I’ve been on a soapbox for months now about the harm that our overheated talk is doing to us. Yes it mobilizes supporters – but by mobilizing them with hysterical accusations and pseudo-information, overheated talk has made it impossible for representatives to represent and elected leaders to lead. The real leaders are on TV and radio, and they have very different imperatives from people in government. Talk radio thrives on confrontation and recrimination. When Rush Limbaugh said that he wanted President Obama to fail, he was intelligently explaining his own interests. What he omitted to say – but what is equally true – is that he also wants Republicans to fail. If Republicans succeed – if they govern successfully in office and negotiate attractive compromises out of office – Rush’s listeners get less angry. And if they are less angry, they listen to the radio less, and hear fewer ads for Sleepnumber beds.

So today’s defeat for free-market economics and Republican values is a huge win for the conservative entertainment industry. Their listeners and viewers will now be even more enraged, even more frustrated, even more disappointed in everybody except the responsibility-free talkers on television and radio. For them, it’s mission accomplished. For the cause they purport to represent, it’s Waterloo all right: ours.
(emphasis added)

If the analysis I've seen on the bill is right, it's a bit depressing. The best coverage combination - pay for things yourself by negotiating prices while carrying coverage for catastrophic care - is now illegal in the United States. Although, of course, we could just have achieved that via a sneakier route: the $2000/year fine for having no insurance coverage effectively being the premium for catastrophic coverage. Then, buy the insurance once you've discovered that you need something costly.

It's also interesting that the Stupak Amendment, which I'd thought might well kill the deal, was artfully negotiated around by Obama promising that money from the bill wouldn't be used for abortions.

It's a lot easier to stay calm about the Americans doing harm to their health care system when you're a thirteen hour flight away.

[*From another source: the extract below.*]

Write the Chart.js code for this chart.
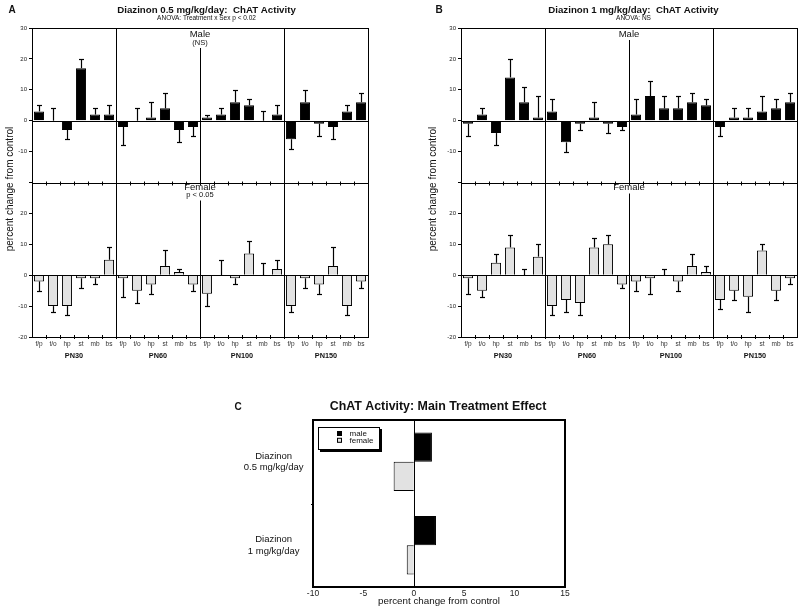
<!DOCTYPE html>
<html>
<head>
<meta charset="utf-8">
<script src="https://cdn.jsdelivr.net/npm/chart.js@4.4.1/dist/chart.umd.min.js"></script>
<style>
  body { margin: 0; background: #fff; }
  #wrap { position: relative; width: 800px; height: 611px; overflow: hidden; }
  canvas { position: absolute; }
</style>
</head>
<body>
<div id="wrap">
  <canvas id="chartA" width="400" height="370" style="left:0;top:0"></canvas>
  <canvas id="chartB" width="400" height="370" style="left:400px;top:0"></canvas>
  <canvas id="chartC" width="380" height="216" style="left:220px;top:395px"></canvas>
</div>

<script type="text/JavaScript">

//------------------------------------------------------------------------------------------
// Data (percent change from control)
//------------------------------------------------------------------------------------------

var regions = ["f/p", "t/o", "hp", "st", "mb", "bs"];
var ages = ["PN30", "PN60", "PN100", "PN150"];

// Diazinon 0.5 mg/kg/day
var maleA      = [3, 0, -3, 17, 2, 2,   -2, 0, 1, 4, -3, -2,   1, 2, 6, 5, 0, 2,   -6, 6, -1, -2, 3, 6];
var maleAErr   = [2, 4, 3, 3, 2, 3,     6, 4, 5, 5, 4, 3,      1, 2, 4, 2, 3, 3,   3, 4, 4, 4, 2, 3];
var femaleA    = [-2, -10, -10, -1, -1, 5,   -1, -5, -3, 3, 1, -3,   -6, 0, -1, 7, 0, 2,   -10, -1, -3, 3, -10, -2];
var femaleAErr = [3, 2, 3, 3, 2, 4,     6, 4, 3, 5, 1, 2,      4, 5, 2, 4, 4, 3,   2, 3, 3, 6, 3, 2];

// Diazinon 1 mg/kg/day
var maleB      = [-1, 2, -4, 14, 6, 1,   3, -7, -1, 1, -1, -2,   2, 8, 4, 4, 6, 5,   -2, 1, 1, 3, 4, 6];
var maleBErr   = [4, 2, 4, 6, 5, 7,     4, 3, 2, 5, 3, 1,      5, 5, 4, 4, 3, 2,   3, 3, 3, 5, 3, 3];
var femaleB    = [-1, -5, 4, 9, 0, 6,   -10, -8, -9, 9, 10, -3,   -2, -1, 0, -2, 3, 1,   -8, -5, -7, 8, -5, -1];
var femaleBErr = [5, 2, 3, 4, 2, 4,     3, 4, 4, 3, 3, 1,      3, 5, 2, 3, 4, 2,   3, 3, 5, 2, 3, 2];

// main treatment effect
var doseLabels = [["Diazinon", "0.5 mg/kg/day"], ["Diazinon", "1 mg/kg/day"]];
var maleMain   = [1.8, 2.2];
var femaleMain = [-2.0, -0.7];

var yTicks = [-20, -10, 0, 10, 20, 30];
var xTicksC = [-10, -5, 0, 5, 10, 15];

//------------------------------------------------------------------------------------------
// Helpers
//------------------------------------------------------------------------------------------

var FONT = '"Liberation Sans", Arial, Helvetica, sans-serif';
var MALE_COLOR = "#000";
var FEMALE_COLOR = "#e2e2e2";

function line(ctx, x1, y1, x2, y2) {
    ctx.beginPath();
    ctx.moveTo(x1, y1);
    ctx.lineTo(x2, y2);
    ctx.stroke();
}

function text(ctx, s, x, y, size, bold, align) {
    ctx.font = (bold ? "bold " : "") + size + "px " + FONT;
    ctx.textAlign = align || "center";
    ctx.textBaseline = "middle";
    ctx.fillText(s, x, y);
}

// decorations for panels A and B: error bars, frames, dividers, labels
var panelDeco = {
    id: "panelDeco",
    afterDatasetsDraw: function(chart, args, opt) {
        var ctx = chart.ctx, a = chart.chartArea;
        var x = chart.scales.x, yM = chart.scales.yM, yF = chart.scales.yF;
        var slot = x.width / chart.data.labels.length;
        ctx.save();
        ctx.strokeStyle = "#000";
        ctx.fillStyle = "#111";
        ctx.lineWidth = 1;

        // error bars
        chart.data.datasets.forEach(function(ds) {
            var ys = chart.scales[ds.yAxisID];
            ds.data.forEach(function(v, i) {
                var e = ds.err[i];
                var px = Math.round(x.getPixelForValue(i)) + 0.5;
                var p0 = ys.getPixelForValue(v);
                var p1 = Math.round(ys.getPixelForValue(v >= 0 ? v + e : v - e)) + 0.5;
                ctx.lineWidth = 1.2;
                line(ctx, px, p0, px, p1);
                line(ctx, px - 2.5, p1, px + 2.5, p1);
            });
        });
        ctx.lineWidth = 1;

        // frame, junction and zero lines
        ctx.strokeRect(Math.round(a.left) + 0.5, Math.round(a.top) + 0.5, Math.round(a.width), Math.round(a.height));
        var jy = Math.round(yM.bottom) + 0.5;
        line(ctx, a.left, jy, a.right, jy);
        [yM, yF].forEach(function(s) {
            var zy = Math.round(s.getPixelForValue(0)) + 0.5;
            line(ctx, a.left, zy, a.right, zy);
        });

        // group dividers
        for (var k = 1; k < ages.length; k++) {
            var bx = Math.round(x.left + k * regions.length * slot) + 0.5;
            if (k === 2) {
                line(ctx, bx, yM.top + opt.maleStart, bx, yM.bottom);
                line(ctx, bx, yF.top + opt.femaleStart, bx, yF.bottom);
            } else {
                line(ctx, bx, a.top, bx, a.bottom);
            }
        }

        // boundary ticks
        for (var j = 1; j < chart.data.labels.length; j++) {
            var tx = Math.round(x.left + j * slot) + 0.5;
            line(ctx, tx, jy - 2, tx, jy + 2);
            line(ctx, tx, a.bottom - 2, tx, a.bottom + 2);
        }

        // panel labels
        var mid = x.left + x.width / 2;
        text(ctx, "Male", mid, yM.top + 6, 9.5, false);
        if (opt.maleNote) text(ctx, opt.maleNote, mid, yM.top + 14.5, 7.5, false);
        text(ctx, "Female", mid, yF.top + 5, 9.5, false);
        if (opt.femaleNote) text(ctx, opt.femaleNote, mid, yF.top + 12.5, 7.5, false);

        // age group labels
        ages.forEach(function(g, gi) {
            text(ctx, g, x.left + (gi * regions.length + regions.length / 2) * slot, 356, 7.3, true);
        });

        // titles
        text(ctx, opt.letter, opt.letterX, 10, 10, true);
        text(ctx, opt.title, opt.titleX, 10, 9.7, true);
        text(ctx, opt.subtitle, opt.titleX, 18.5, 6.5, false);

        // y axis title
        ctx.save();
        ctx.translate(opt.yTitleX, 189);
        ctx.rotate(-Math.PI / 2);
        text(ctx, "percent change from control", 0, 0, 10, false);
        ctx.restore();

        ctx.restore();
    }
};

function yAxis(hide, weight, width) {
    return {
        type: "linear", position: "left", stack: "col", stackWeight: 1, weight: weight,
        min: yTicks[0], max: yTicks[yTicks.length - 1],
        afterBuildTicks: function(s) { s.ticks = yTicks.map(function(v) { return { value: v }; }); },
        grid: { display: true, drawOnChartArea: false, drawTicks: true, tickLength: 3, color: "#000" },
        border: { display: false },
        ticks: {
            padding: 2, color: "#222", font: { family: FONT, size: 6 },
            callback: function(v) { return v === hide ? "" : v; }
        },
        afterFit: function(s) { s.width = width; }
    };
}

function makePanel(id, male, maleErr, female, femaleErr, deco, axisWidth, padRight) {
    var labels = [];
    ages.forEach(function() { regions.forEach(function(r) { labels.push(r); }); });
    var ctx = document.getElementById(id).getContext("2d");
    return new Chart(ctx, {
        type: "bar",
        data: {
            labels: labels,
            datasets: [
                { label: "male", data: male, err: maleErr, yAxisID: "yM", grouped: false,
                  backgroundColor: MALE_COLOR, borderColor: "#000", borderWidth: 1,
                  barPercentage: 0.72, categoryPercentage: 1 },
                { label: "female", data: female, err: femaleErr, yAxisID: "yF", grouped: false,
                  backgroundColor: FEMALE_COLOR, borderColor: "#000", borderWidth: 1,
                  barPercentage: 0.72, categoryPercentage: 1 }
            ]
        },
        options: {
            responsive: false, animation: false, devicePixelRatio: 1,
            layout: { padding: { top: 28, right: padRight, left: 0, bottom: 0 } },
            plugins: { legend: { display: false }, tooltip: { enabled: false }, panelDeco: deco },
            scales: {
                x: {
                    offset: true,
                    grid: { display: false, drawTicks: false },
                    border: { display: false },
                    ticks: { autoSkip: false, maxRotation: 0, padding: 3, color: "#333", font: { family: FONT, size: 6.5 } },
                    afterFit: function(s) { s.height = 33; }
                },
                yF: yAxis(30, 0, axisWidth),
                yM: yAxis(-20, 1, axisWidth)
            }
        },
        plugins: [panelDeco]
    });
}

//------------------------------------------------------------------------------------------
// Panels A and B
//------------------------------------------------------------------------------------------

makePanel("chartA", maleA, maleAErr, femaleA, femaleAErr, {
    letter: "A", letterX: 12, title: "Diazinon 0.5 mg/kg/day:  ChAT Activity",
    subtitle: "ANOVA: Treatment x Sex p < 0.02", titleX: 206.5,
    maleNote: "(NS)", femaleNote: "p < 0.05", maleStart: 20, femaleStart: 18, yTitleX: 10
}, 32, 32);

makePanel("chartB", maleB, maleBErr, femaleB, femaleBErr, {
    letter: "B", letterX: 39, title: "Diazinon 1 mg/kg/day:  ChAT Activity",
    subtitle: "ANOVA: NS", titleX: 233.5,
    maleNote: "", femaleNote: "", maleStart: 12, femaleStart: 11, yTitleX: 33
}, 61, 3);

//------------------------------------------------------------------------------------------
// Panel C
//------------------------------------------------------------------------------------------

var mainDeco = {
    id: "mainDeco",
    afterDatasetsDraw: function(chart) {
        var ctx = chart.ctx, a = chart.chartArea;
        var x = chart.scales.x, y = chart.scales.y;
        ctx.save();
        ctx.strokeStyle = "#000";
        ctx.fillStyle = "#111";

        // zero line
        ctx.lineWidth = 1;
        var zx = Math.round(x.getPixelForValue(0)) + 0.5;
        line(ctx, zx, a.top, zx, a.bottom);

        // frame
        ctx.lineWidth = 2;
        ctx.strokeRect(a.left, a.top, a.width, a.height);

        // tick between categories
        ctx.lineWidth = 1;
        var my = Math.round((y.top + y.bottom) / 2) + 0.5;
        line(ctx, a.left - 2, my, a.left, my);

        // legend box with shadow
        var lx = 98, ly = 32, lw = 62, lh = 23;
        ctx.fillStyle = "#000";
        ctx.fillRect(lx + 2, ly + 2, lw, lh);
        ctx.fillStyle = "#fff";
        ctx.fillRect(lx, ly, lw, lh);
        ctx.lineWidth = 1;
        ctx.strokeRect(lx + 0.5, ly + 0.5, lw - 1, lh - 1);
        chart.data.datasets.forEach(function(ds, i) {
            var sy = ly + 4 + i * 6.8;
            ctx.fillStyle = ds.backgroundColor;
            ctx.fillRect(117, sy, 5, 5);
            ctx.strokeRect(117.5, sy + 0.5, 4, 4);
            ctx.fillStyle = "#111";
            text(ctx, ds.label, 129.5, sy + 2.5, 8, false, "left");
        });

        // titles
        text(ctx, "C", 18, 12, 10, true);
        text(ctx, "ChAT Activity: Main Treatment Effect", 218, 12, 12.4, true);
        text(ctx, "percent change from control", (a.left + a.right) / 2, 206, 9.8, false);
        ctx.restore();
    }
};

new Chart(document.getElementById("chartC").getContext("2d"), {
    type: "bar",
    data: {
        labels: doseLabels,
        datasets: [
            { label: "male", data: maleMain, backgroundColor: MALE_COLOR, borderColor: "#000", borderWidth: 1 },
            { label: "female", data: femaleMain, backgroundColor: FEMALE_COLOR, borderColor: "#000", borderWidth: 1 }
        ]
    },
    options: {
        indexAxis: "y", responsive: false, animation: false, devicePixelRatio: 1,
        layout: { padding: { top: 25, right: 35, left: 0, bottom: 0 } },
        datasets: { bar: { barPercentage: 1, categoryPercentage: 0.7 } },
        plugins: { legend: { display: false }, tooltip: { enabled: false } },
        scales: {
            x: {
                min: xTicksC[0], max: xTicksC[xTicksC.length - 1],
                afterBuildTicks: function(s) { s.ticks = xTicksC.map(function(v) { return { value: v }; }); },
                grid: { display: false, drawTicks: false },
                border: { display: false },
                ticks: { padding: 2, color: "#222", font: { family: FONT, size: 8.5 } },
                afterFit: function(s) { s.height = 24; }
            },
            y: {
                grid: { display: false, drawTicks: false },
                border: { display: false },
                ticks: { crossAlign: "center", padding: 9.5, color: "#111", font: { family: FONT, size: 9.5 } },
                afterFit: function(s) { s.width = 93; }
            }
        }
    },
    plugins: [mainDeco]
});

</script>
</body>
</html>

The government health care system here provides quality of service probably only slightly worse than Medicaid in the States (my estimate: better than Medicaid on the small stuff, worse on cancer treatment); high deductible catastrophic care insurance is cheap ($100/month for the three of us); paying privately for regularly scheduled maintenance is relatively cheap and simple.

The real downside in New Zealand is that we benefit greatly by free-riding on American medical innovations. As costs balloon under the new US system and eventual cost-control mechanisms knock innovation back a few pegs, we'll have a harder time doing that.

But Frum's right. It's a shame that the monster-shouters formed the negotiating bottom line rather than the opening position.

2 comments:

  1. Frum's post is shallow.

    The GOP took the right position, albeit for the wrong reasons. Had they "compromised" they would have simply have been willing accomplices in the takeover of what's left of our private health care system. It doesn't matter that this bill resembles one that two Senators Chafee proposed, or the one in Massachusetts that Mitt Romney still deludes himself into believing is "conservative." There is nothing moral about forcing people to purchase health insurance using the tax code as a gun. Where the GOP failed, if at all, is by not being forceful enough. They should have proposed real reductions in Medicare spending, rather than hypocritically decrying government health care while opposing Medicare cuts. They shouldn't have ceded the moral argument that it is somehow necessary to guarantee coverage.

    ReplyDelete
  2. @Mo: if they'd had the numbers to stop it, I'd be with you. But they didn't.

    Guess that makes me more a consequentialist. Faced with the trolley car problem, I'd pull the lever even if it's immoral to kill the one guy.

    Totally agree that they should have proposed a more sensible alternative with real spending controls. But that would have been tough for them. Best Krugman post of the last year asked the GOP to put up or shut up on that question: he was right.